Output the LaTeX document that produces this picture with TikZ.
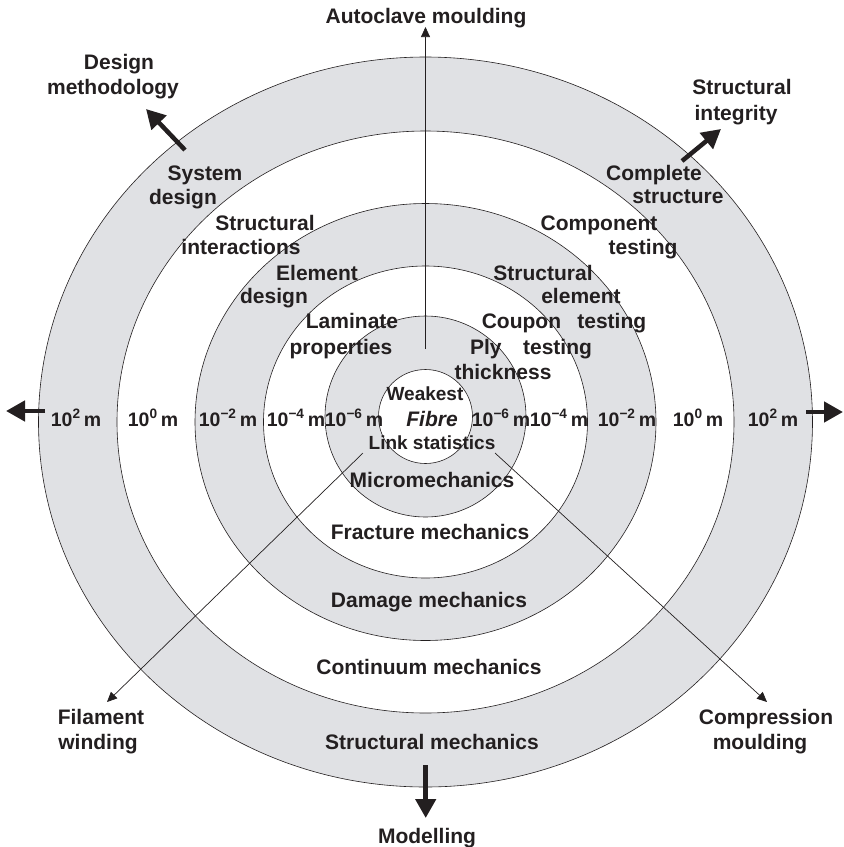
\documentclass[tikz,border=0pt]{standalone}
\usepackage{fontspec}
\setmainfont{Liberation Sans}
\usetikzlibrary{arrows.meta}
\definecolor{ring}{RGB}{224,225,228}
\definecolor{ink}{RGB}{35,31,32}

\begin{document}
\begin{tikzpicture}[x=1pt,y=-1pt,
  lbl/.style={anchor=base,inner sep=0pt,text=ink,font=\bfseries\fontsize{21}{25}\selectfont},
  smalllbl/.style={lbl,font=\bfseries\fontsize{19}{23}\selectfont},
  unitlbl/.style={lbl,font=\bfseries\fontsize{19.5}{23}\selectfont},
  thinarrow/.style={draw=ink,line width=0.7pt,-{Triangle[length=10pt,width=9pt]}},
  thickarrow/.style={draw=ink,line width=4.5pt,-{Triangle[length=19pt,width=20pt]}},
  ringline/.style={draw=ink,line width=0.6pt}]

\useasboundingbox (0,0) rectangle (844,847);

% centres of the scale rings
\coordinate (c) at (425.5,422);
\coordinate (ci) at (425.5,416.5);

% alternating grey / white rings, outermost first
\fill[ring]  (c) ellipse [x radius=387pt, y radius=365pt];
\fill[white] (c) ellipse [x radius=308.5pt, y radius=291pt];
\fill[ring]  (c) ellipse [x radius=230.5pt, y radius=218.5pt];
\fill[white] (c) ellipse [x radius=162pt, y radius=156pt];
\fill[ring]  (ci) circle [radius=100.5pt];
\fill[white] (ci) circle [radius=47pt];

\draw[ringline] (c) ellipse [x radius=387pt, y radius=365pt];
\draw[ringline] (c) ellipse [x radius=308.5pt, y radius=291pt];
\draw[ringline] (c) ellipse [x radius=230.5pt, y radius=218.5pt];
\draw[ringline] (c) ellipse [x radius=162pt, y radius=156pt];
\draw[ringline] (ci) circle [radius=100.5pt];
\draw[ringline] (ci) circle [radius=47pt];

% manufacturing routes (thin arrows)
\coordinate (autoS) at (425.5,349);
\coordinate (autoE) at (425.5,27);
\coordinate (filS) at (363,453);
\coordinate (filE) at (107,702);
\coordinate (comS) at (495,453);
\coordinate (comE) at (767,702);
\draw[thinarrow] (autoS) -- (autoE);
\draw[thinarrow] (filS) -- (filE);
\draw[thinarrow] (comS) -- (comE);

% main directions (thick arrows)
\coordinate (leftS) at (45,411);
\coordinate (leftE) at (6,411);
\coordinate (rightS) at (806,412);
\coordinate (rightE) at (843,412);
\coordinate (modS) at (425.7,765);
\coordinate (modE) at (425.7,818);
\coordinate (desS) at (185,150);
\coordinate (desE) at (146,109);
\coordinate (intS) at (682,161);
\coordinate (intE) at (721,129);
\draw[thickarrow] (leftS) -- (leftE);
\draw[thickarrow] (rightS) -- (rightE);
\draw[thickarrow] (modS) -- (modE);
\draw[thickarrow] (desS) -- (desE);
\draw[thickarrow] (intS) -- (intE);

% outer labels
\node[lbl] (auto) at (426,23) {Autoclave moulding};
\node[lbl] (des1) at (119,69) {Design};
\node[lbl] (des2) at (113,94) {methodology};
\node[lbl] (int1) at (742,94) {Structural};
\node[lbl] (int2) at (736,120) {integrity};
\node[lbl] (fil1) at (101,724) {Filament};
\node[lbl] (fil2) at (98,749) {winding};
\node[lbl] (com1) at (766,724) {Compression};
\node[lbl] (com2) at (760,749) {moulding};
\node[lbl] (mod) at (427,843) {Modelling};

% design side (upper left)
\node[lbl] (sys1) at (205,180) {System};
\node[lbl] (sys2) at (183,204) {design};
\node[lbl] (sti1) at (265,230) {Structural};
\node[lbl] (sti2) at (241,254) {interactions};
\node[lbl] (ele1) at (317,280) {Element};
\node[lbl] (ele2) at (274,303) {design};
\node[lbl] (lam1) at (352,328) {Laminate};
\node[lbl] (lam2) at (341,354) {properties};

% testing side (upper right)
\node[lbl] (cst1) at (654,180) {Complete};
\node[lbl] (cst2) at (678,203) {structure};
\node[lbl] (cmp1) at (599,230) {Component};
\node[lbl] (cmp2) at (643,254) {testing};
\node[lbl] (sel1) at (543,280) {Structural};
\node[lbl] (sel2) at (581,303) {element};
\node[lbl] (cou) at (564,328) {Coupon\hspace{0.5em} testing};
\node[lbl] (ply) at (531,354) {Ply\hspace{0.75em} testing};
\node[lbl] (thk) at (503,379) {thickness};

% centre
\node[smalllbl] (wk) at (425,400) {Weakest};
\node[lbl,font=\bfseries\itshape\fontsize{21}{25}\selectfont] (fib) at (432,426) {Fibre};
\node[smalllbl] (lnk) at (432,449) {Link statistics};

% length scales
\node[unitlbl] (l2) at (76,426) {10\textsuperscript{2}\,m};
\node[unitlbl] (l0) at (153,426) {10\textsuperscript{0}\,m};
\node[unitlbl] (lm2) at (228,426) {10\textsuperscript{−2}\,m};
\node[unitlbl] (lm4) at (296,426) {10\textsuperscript{−4}\,m};
\node[unitlbl] (lm6) at (354,426) {10\textsuperscript{−6}\,m};
\node[unitlbl] (rm6) at (501,426) {10\textsuperscript{−6}\,m};
\node[unitlbl] (rm4) at (559,426) {10\textsuperscript{−4}\,m};
\node[unitlbl] (rm2) at (627,426) {10\textsuperscript{−2}\,m};
\node[unitlbl] (r0) at (698,426) {10\textsuperscript{0}\,m};
\node[unitlbl] (r2) at (773,426) {10\textsuperscript{2}\,m};

% modelling side (lower half)
\node[lbl] (mic) at (432,487) {Micromechanics};
\node[lbl] (frc) at (430,539) {Fracture mechanics};
\node[lbl] (dam) at (429,607) {Damage mechanics};
\node[lbl] (con) at (429,674) {Continuum mechanics};
\node[lbl] (stm) at (432,749) {Structural mechanics};

\end{tikzpicture}
\end{document}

====

What is asked: Reproduce the material word for word. Any pictures should be left out of the copy.

Final result:
Output the LaTeX document that produces this picture with TikZ.
\documentclass[tikz,border=0pt]{standalone}
\usepackage{fontspec}
\setmainfont{Liberation Sans}
\usetikzlibrary{arrows.meta}
\definecolor{ring}{RGB}{224,225,228}
\definecolor{ink}{RGB}{35,31,32}

\begin{document}
\begin{tikzpicture}[x=1pt,y=-1pt,
  lbl/.style={anchor=base,inner sep=0pt,text=ink,font=\bfseries\fontsize{21}{25}\selectfont},
  smalllbl/.style={lbl,font=\bfseries\fontsize{19}{23}\selectfont},
  unitlbl/.style={lbl,font=\bfseries\fontsize{19.5}{23}\selectfont},
  thinarrow/.style={draw=ink,line width=0.7pt,-{Triangle[length=10pt,width=9pt]}},
  thickarrow/.style={draw=ink,line width=4.5pt,-{Triangle[length=19pt,width=20pt]}},
  ringline/.style={draw=ink,line width=0.6pt}]

\useasboundingbox (0,0) rectangle (844,847);

% centres of the scale rings
\coordinate (c) at (425.5,422);
\coordinate (ci) at (425.5,416.5);

% alternating grey / white rings, outermost first
\fill[ring]  (c) ellipse [x radius=387pt, y radius=365pt];
\fill[white] (c) ellipse [x radius=308.5pt, y radius=291pt];
\fill[ring]  (c) ellipse [x radius=230.5pt, y radius=218.5pt];
\fill[white] (c) ellipse [x radius=162pt, y radius=156pt];
\fill[ring]  (ci) circle [radius=100.5pt];
\fill[white] (ci) circle [radius=47pt];

\draw[ringline] (c) ellipse [x radius=387pt, y radius=365pt];
\draw[ringline] (c) ellipse [x radius=308.5pt, y radius=291pt];
\draw[ringline] (c) ellipse [x radius=230.5pt, y radius=218.5pt];
\draw[ringline] (c) ellipse [x radius=162pt, y radius=156pt];
\draw[ringline] (ci) circle [radius=100.5pt];
\draw[ringline] (ci) circle [radius=47pt];

% manufacturing routes (thin arrows)
\coordinate (autoS) at (425.5,349);
\coordinate (autoE) at (425.5,27);
\coordinate (filS) at (363,453);
\coordinate (filE) at (107,702);
\coordinate (comS) at (495,453);
\coordinate (comE) at (767,702);
\draw[thinarrow] (autoS) -- (autoE);
\draw[thinarrow] (filS) -- (filE);
\draw[thinarrow] (comS) -- (comE);

% main directions (thick arrows)
\coordinate (leftS) at (45,411);
\coordinate (leftE) at (6,411);
\coordinate (rightS) at (806,412);
\coordinate (rightE) at (843,412);
\coordinate (modS) at (425.7,765);
\coordinate (modE) at (425.7,818);
\coordinate (desS) at (185,150);
\coordinate (desE) at (146,109);
\coordinate (intS) at (682,161);
\coordinate (intE) at (721,129);
\draw[thickarrow] (leftS) -- (leftE);
\draw[thickarrow] (rightS) -- (rightE);
\draw[thickarrow] (modS) -- (modE);
\draw[thickarrow] (desS) -- (desE);
\draw[thickarrow] (intS) -- (intE);

% outer labels
\node[lbl] (auto) at (426,23) {Autoclave moulding};
\node[lbl] (des1) at (119,69) {Design};
\node[lbl] (des2) at (113,94) {methodology};
\node[lbl] (int1) at (742,94) {Structural};
\node[lbl] (int2) at (736,120) {integrity};
\node[lbl] (fil1) at (101,724) {Filament};
\node[lbl] (fil2) at (98,749) {winding};
\node[lbl] (com1) at (766,724) {Compression};
\node[lbl] (com2) at (760,749) {moulding};
\node[lbl] (mod) at (427,843) {Modelling};

% design side (upper left)
\node[lbl] (sys1) at (205,180) {System};
\node[lbl] (sys2) at (183,204) {design};
\node[lbl] (sti1) at (265,230) {Structural};
\node[lbl] (sti2) at (241,254) {interactions};
\node[lbl] (ele1) at (317,280) {Element};
\node[lbl] (ele2) at (274,303) {design};
\node[lbl] (lam1) at (352,328) {Laminate};
\node[lbl] (lam2) at (341,354) {properties};

% testing side (upper right)
\node[lbl] (cst1) at (654,180) {Complete};
\node[lbl] (cst2) at (678,203) {structure};
\node[lbl] (cmp1) at (599,230) {Component};
\node[lbl] (cmp2) at (643,254) {testing};
\node[lbl] (sel1) at (543,280) {Structural};
\node[lbl] (sel2) at (581,303) {element};
\node[lbl] (cou) at (564,328) {Coupon\hspace{0.5em} testing};
\node[lbl] (ply) at (531,354) {Ply\hspace{0.75em} testing};
\node[lbl] (thk) at (503,379) {thickness};

% centre
\node[smalllbl] (wk) at (425,400) {Weakest};
\node[lbl,font=\bfseries\itshape\fontsize{21}{25}\selectfont] (fib) at (432,426) {Fibre};
\node[smalllbl] (lnk) at (432,449) {Link statistics};

% length scales
\node[unitlbl] (l2) at (76,426) {10\textsuperscript{2}\,m};
\node[unitlbl] (l0) at (153,426) {10\textsuperscript{0}\,m};
\node[unitlbl] (lm2) at (228,426) {10\textsuperscript{−2}\,m};
\node[unitlbl] (lm4) at (296,426) {10\textsuperscript{−4}\,m};
\node[unitlbl] (lm6) at (354,426) {10\textsuperscript{−6}\,m};
\node[unitlbl] (rm6) at (501,426) {10\textsuperscript{−6}\,m};
\node[unitlbl] (rm4) at (559,426) {10\textsuperscript{−4}\,m};
\node[unitlbl] (rm2) at (627,426) {10\textsuperscript{−2}\,m};
\node[unitlbl] (r0) at (698,426) {10\textsuperscript{0}\,m};
\node[unitlbl] (r2) at (773,426) {10\textsuperscript{2}\,m};

% modelling side (lower half)
\node[lbl] (mic) at (432,487) {Micromechanics};
\node[lbl] (frc) at (430,539) {Fracture mechanics};
\node[lbl] (dam) at (429,607) {Damage mechanics};
\node[lbl] (con) at (429,674) {Continuum mechanics};
\node[lbl] (stm) at (432,749) {Structural mechanics};

\end{tikzpicture}
\end{document}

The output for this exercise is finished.